Judge Hammadeh was granted asylum in Germany after his defection and in 2013 was elected President of the Supreme Judicial Council of the Free Independent Syrian Judiciary and became a founding member of the National Gathering to Save Syria inside the liberated areas. In 2014, he was elected as a member of the Seven-Member Committee in the Revolutionary Forces Authority in Aleppo.

In 2020 he was elected to be President of the Executive Office of the National Association of Syrian Lawyers and is currently a member of the Administrative Committee in the Syrian National Assembly.

Recently SYRIAWISE had the pleasure of being able to speak to Judge Hammadeh from his home in Germany.

“future Syria must adhere to the principle of the separation of powers for it to become a democratic civil state, a state of law equally distant from all its citizens”

Judge Hussen Hammadeh

SYRIAWISE: In a future post-Assad Syria, would it be permissible for the President of the Republic to also be head of the judiciary and head of the Supreme Judicial Council (supreme court)? What changes must occur from the top down that would allow for the establishment of a civil democratic state where freedom and dignity prevail?

Judge Hammadeh: It is well known that democratic civil systems are based on the principle of the separation of powers (executive, legislative, and judicial). In Syria — according to the constitution — the President of the Republic is the head of the Supreme Judiciary Council, represented by the Minister of Justice, thus making the judiciary a body subordinate to one of the branches of the executive authority, namely the Ministry of Justice. Therefore, Syria after Assad must adhere to the principle of the separation of powers for it to become a democratic civil state, a state of law equally distant from all its citizens.

“I have no doubt that the authoritarian Syrian regime — sooner or later — will fall”

Judge Hussen Hammadeh

SYRIAWISE: What should be the role and mechanism of the judicial body? What are the legislations or basic conditions that should be in place in future Syria to ensure there is no future dictatorship? Would a strong judiciary be able to prevent a recurrence of what happened under the Assads in Syria?

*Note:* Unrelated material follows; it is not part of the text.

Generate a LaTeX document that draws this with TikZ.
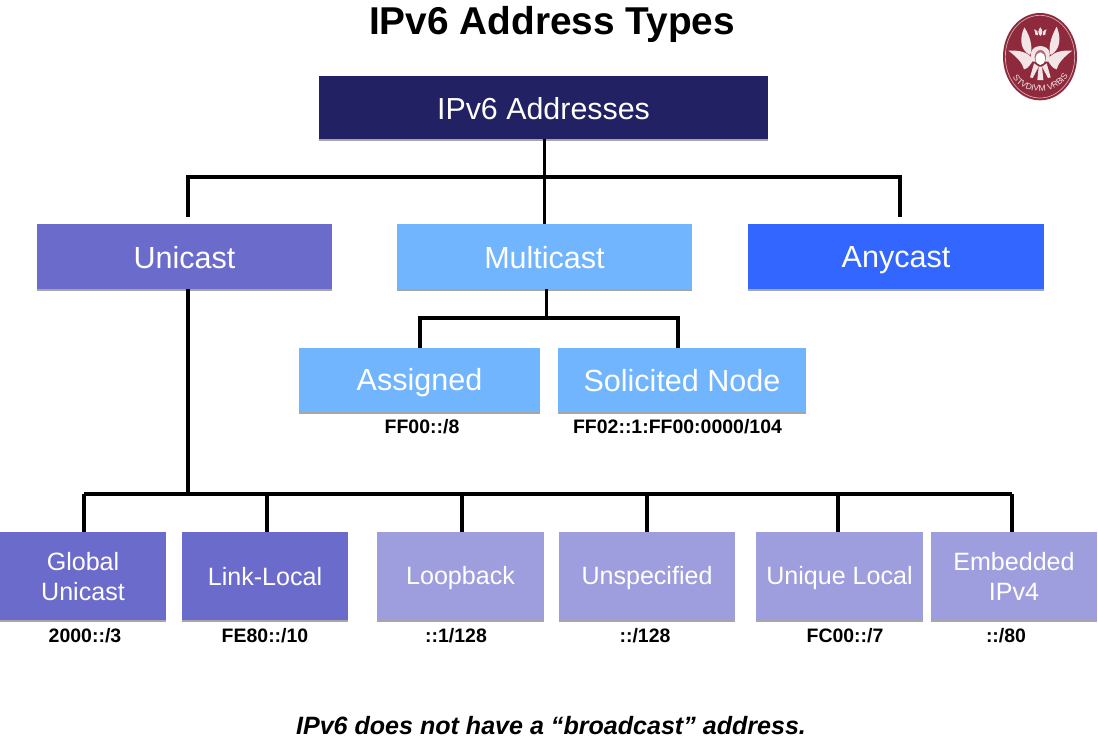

Judge Hammadeh: The discussion about developing the judicial authority in Syria is closely linked to the existence, or absence of, a comprehensive legal system, including law.

SYRIAWISE: You’ve written recently that Syria is “in its final breath.” Do you have even a glimmer of hope to save Syria? Do you believe there may still be a solution for one last chance to revive the country?

Judge Hammadeh: I have no doubt that the authoritarian Syrian regime — sooner or later — will fall. On the other hand, I also have many doubts about the viability of the official political and military Syrian opposition. In many ways, they are worse than the Assad regime. When that time comes, we will need to have more options. In the face of this erroneous reality, national duty imposes on Syrian national democratic forces — parties, blocs, organizations, unions, civil society institutions, etc. — to emerge from a state of dispersion and work towards establishing a common entity from which a single leadership emerges, respected by Syrians and capable of dealing with the international community decisively and with mutual respect.

“My dream is to live for moments after the fall of the Assad regime and the establishment of a democratic national system in its place”

Judge Hussen Hammadeh

SYRIAWISE: You’ve lost many friends, relatives, and professional colleagues. Some were killed by Assad, some forcibly disappeared, and some left for other countries in despair. What does Judge Hussen Hammadeh wish for?

Judge Hammadeh: My dream is to live for moments after the fall of the Assad regime and the establishment of a democratic national system in its place.

SYRIAWISE: You’re living in Germany now but you still speak fondly of your homeland. Do you miss being able to return to your beloved neighborhood in Syria?

Judge Hammadeh: The problem is that all my friends have died, and that changed the geographical environment. Yet, I long to sit early on the balcony of my house, sipping my morning coffee. Oh, those were beautiful days in every way.